_PROVIDED MATERIAL:_

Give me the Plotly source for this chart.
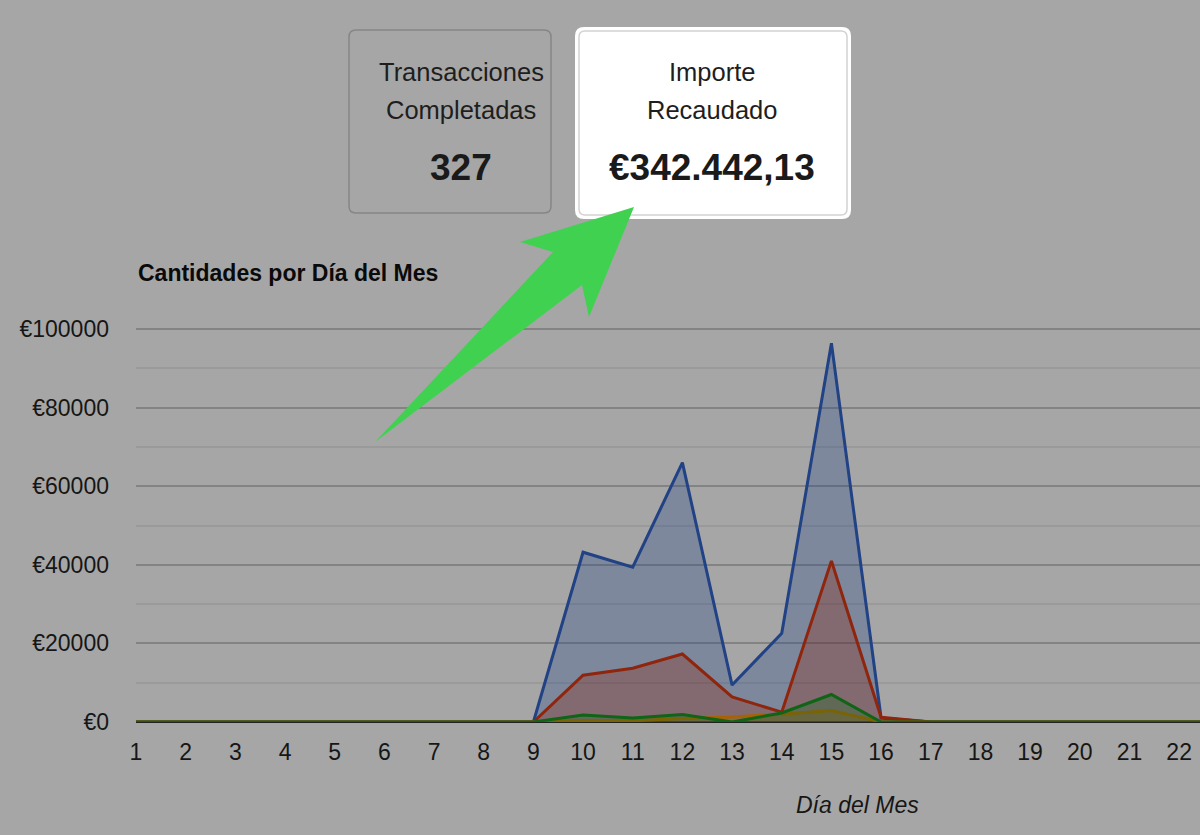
"""Dashboard: Cantidades por Día del Mes (area chart with KPI cards)."""
import plotly.graph_objects as go

# ---- data ----
days = list(range(1, 24))
serie_azul = [0, 0, 0, 0, 0, 0, 0, 0, 0, 43200, 39400, 66000, 9400, 22600, 96400, 1000, 0, 0, 0, 0, 0, 0, 0]
serie_roja = [0, 0, 0, 0, 0, 0, 0, 0, 0, 11900, 13700, 17300, 6400, 2500, 41000, 1200, 0, 0, 0, 0, 0, 0, 0]
serie_naranja = [0, 0, 0, 0, 0, 0, 0, 0, 0, 400, 300, 900, 1300, 2000, 2900, 0, 0, 0, 0, 0, 0, 0, 0]
serie_verde = [0, 0, 0, 0, 0, 0, 0, 0, 0, 1800, 1000, 1900, 0, 2300, 7000, 0, 0, 0, 0, 0, 0, 0, 0]
series_names = ["Serie 1", "Serie 2", "Serie 3", "Serie 4"]
x_ticks = list(range(1, 23))
y_ticks = [0, 20000, 40000, 60000, 80000, 100000]
y_ticktext = [f"€{v}" for v in y_ticks]

card_labels = [["Transacciones", "Completadas"], ["Importe", "Recaudado"]]
card_values = ["327", "€342.442,13"]

# ---- page geometry (pixels) ----
W, H = 1200, 835
L, R, T, B = 136, 0, 300, 113
PW, PH = W - L - R, H - T - B


def px(x):
    return (x - L) / PW


def py(y):
    return (H - B - y) / PH


def rounded_rect(x0, y0, x1, y1, r):
    """Rounded rectangle path in paper coords from pixel corners."""
    pts = [
        f"M{px(x0 + r)},{py(y0)}",
        f"L{px(x1 - r)},{py(y0)}",
        f"Q{px(x1)},{py(y0)} {px(x1)},{py(y0 + r)}",
        f"L{px(x1)},{py(y1 - r)}",
        f"Q{px(x1)},{py(y1)} {px(x1 - r)},{py(y1)}",
        f"L{px(x0 + r)},{py(y1)}",
        f"Q{px(x0)},{py(y1)} {px(x0)},{py(y1 - r)}",
        f"L{px(x0)},{py(y0 + r)}",
        f"Q{px(x0)},{py(y0)} {px(x0 + r)},{py(y0)}",
        "Z",
    ]
    return " ".join(pts)


bg = "#a6a6a6"
text_col = "#161616"
line_cols = ["rgb(33,66,133)", "rgb(143,37,12)", "rgb(166,99,0)", "rgb(16,100,22)"]
fill_cols = ["rgba(33,66,133,0.3)", "rgba(143,37,12,0.3)", "rgba(166,99,0,0.3)", "rgba(16,100,22,0.3)"]

fig = go.Figure()
for name, vals, lc, fc in zip(series_names, [serie_azul, serie_roja, serie_naranja, serie_verde], line_cols, fill_cols):
    fig.add_trace(go.Scatter(
        x=days, y=vals, name=name, mode="lines",
        line=dict(color=lc, width=3), fill="tozeroy", fillcolor=fc,
    ))

# KPI cards
shapes = [
    dict(type="path", xref="paper", yref="paper", path=rounded_rect(349, 30, 551, 213, 7),
         fillcolor=bg, line=dict(color="#868686", width=1.5), layer="above"),
    dict(type="path", xref="paper", yref="paper", path=rounded_rect(575, 27, 851, 219, 9),
         fillcolor="#ffffff", line=dict(width=0), layer="above"),
    dict(type="path", xref="paper", yref="paper", path=rounded_rect(579, 31, 847, 215, 6),
         fillcolor="#ffffff", line=dict(color="#d2d2d2", width=1.5), layer="above"),
]

# green arrow
arrow_pts = [(375, 442), (553, 252), (520, 242), (634, 207), (589, 317), (582, 285)]
arrow_path = "M" + " L".join(f"{px(a)},{py(b)}" for a, b in arrow_pts) + " Z"
shapes.append(dict(type="path", xref="paper", yref="paper", path=arrow_path,
                   fillcolor="#41d151", line=dict(width=0), layer="above"))

annotations = [
    dict(text="<b>Cantidades por Día del Mes</b>", x=px(136), y=py(273), xref="paper", yref="paper",
         xanchor="left", yanchor="middle", showarrow=False,
         font=dict(family="Liberation Sans", size=23, color="#0a0a0a")),
    dict(text="<i>Día del Mes</i>", x=px(857), y=py(805), xref="paper", yref="paper",
         xanchor="center", yanchor="middle", showarrow=False,
         font=dict(family="Liberation Sans", size=23, color=text_col)),
]
for cx, labs, val in zip([461, 712], card_labels, card_values):
    for ly, lab in zip([72, 110], labs):
        annotations.append(dict(text=lab, x=px(cx), y=py(ly), xref="paper", yref="paper",
                                xanchor="center", yanchor="middle", showarrow=False,
                                font=dict(family="Liberation Sans", size=25.5, color="#1e1e1e")))
    annotations.append(dict(text=f"<b>{val}</b>", x=px(cx), y=py(167), xref="paper", yref="paper",
                            xanchor="center", yanchor="middle", showarrow=False,
                            font=dict(family="Liberation Sans", size=37, color="#1a1a1a")))

fig.update_layout(
    width=W, height=H,
    margin=dict(l=L, r=R, t=T, b=B, pad=0),
    paper_bgcolor=bg, plot_bgcolor=bg,
    showlegend=False,
    shapes=shapes,
    annotations=annotations,
    font=dict(family="Liberation Sans", color=text_col),
)
fig.update_xaxes(
    range=[1, 22.42], tickvals=x_ticks, showgrid=False, zeroline=False, showline=False,
    ticks="", ticklabelstandoff=14, tickfont=dict(size=23, color=text_col),
)
fig.update_yaxes(
    range=[0, PH / 393 * 100000], tickvals=y_ticks, ticktext=y_ticktext,
    showgrid=True, gridcolor="#838383", gridwidth=1.5,
    minor=dict(dtick=10000, tick0=0, showgrid=True, gridcolor="#9a9a9a", gridwidth=1.5, ticks=""),
    zeroline=True, zerolinecolor="#222222", zerolinewidth=1.5,
    ticks="", ticklabelstandoff=26, tickfont=dict(size=23, color=text_col),
)

fig.write_html("out.html", config={"displayModeBar": False},
               post_script="document.body.style.margin='0';")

_PROBLEM:_ Repeat only the lines from the beginning of the material through the line containing "v in y_ticks]", both ends kept, leaving pictures out.

_FINAL ANSWER:_
Give me the Plotly source for this chart.
"""Dashboard: Cantidades por Día del Mes (area chart with KPI cards)."""
import plotly.graph_objects as go

# ---- data ----
days = list(range(1, 24))
serie_azul = [0, 0, 0, 0, 0, 0, 0, 0, 0, 43200, 39400, 66000, 9400, 22600, 96400, 1000, 0, 0, 0, 0, 0, 0, 0]
serie_roja = [0, 0, 0, 0, 0, 0, 0, 0, 0, 11900, 13700, 17300, 6400, 2500, 41000, 1200, 0, 0, 0, 0, 0, 0, 0]
serie_naranja = [0, 0, 0, 0, 0, 0, 0, 0, 0, 400, 300, 900, 1300, 2000, 2900, 0, 0, 0, 0, 0, 0, 0, 0]
serie_verde = [0, 0, 0, 0, 0, 0, 0, 0, 0, 1800, 1000, 1900, 0, 2300, 7000, 0, 0, 0, 0, 0, 0, 0, 0]
series_names = ["Serie 1", "Serie 2", "Serie 3", "Serie 4"]
x_ticks = list(range(1, 23))
y_ticks = [0, 20000, 40000, 60000, 80000, 100000]
y_ticktext = [f"€{v}" for v in y_ticks]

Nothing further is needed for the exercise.